# Good Day at JB 1/3



## SHAKE N' BAKE (Jul 31, 2012)

About noon I went out to johnsons beach hoping for some wintertime pomps. It started off real slow and then the bite turned on. First was a small whiting then a keeper pompano. It kept getting better as I caught the 3 pompano and 3 whiting. I also caught abunch of small whiting that were not big enough to keep. Ended up leaving about 4 but the fish were still biting some. Everything hit live fleas except for 1 pomp and a couple small whiting that hit peeled shrimp. It was super calm and the water was clear.


----------



## DAWGONIT (Jan 16, 2009)

Thanks for sharing your report & pic Shake n Bake!
Catch 'em up.


----------



## Kevin B (Dec 3, 2012)

Congrats, nice catch.

Kevin


----------



## wtbfishin (Dec 2, 2011)

Nice!  good to see'um!!


----------



## GROUPERKING (Sep 28, 2011)

Glad to see that they are still biting.


----------



## onemorecast (Feb 16, 2009)

That's a nice haul right there!!!


----------



## Chris V (Oct 18, 2007)

Nice catch


----------



## TheLooney1 (Jul 2, 2009)

Awesome


----------



## LUPilot (Apr 10, 2012)

Where are you finding the fleas?

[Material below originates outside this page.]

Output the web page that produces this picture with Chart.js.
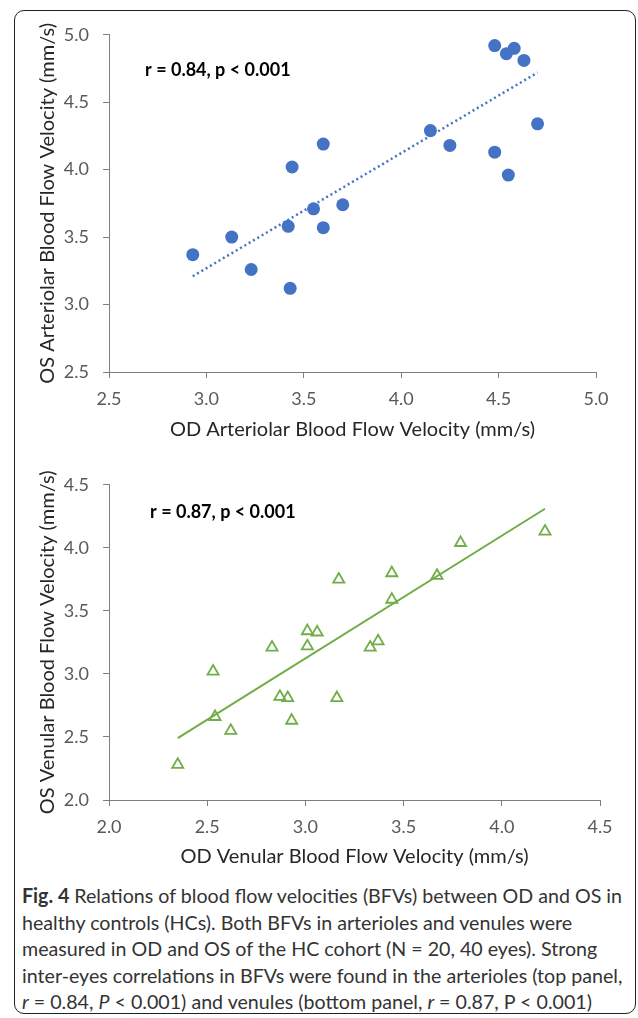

I haven't been able to find a live flea at Johnson's Beach since October/November.


----------



## SHAKE N' BAKE (Jul 31, 2012)

LUPilot said:


> Where are you finding the fleas? I haven't been able to find a live flea at Johnson's Beach since October/November.


I found them where there is a lip right on the edge of the water that goes into about knee deep water right where the waves wash up.


----------



## Austin (Sep 30, 2007)

NICE!! Pomps are in my top 3 of favorite fish to eat.


----------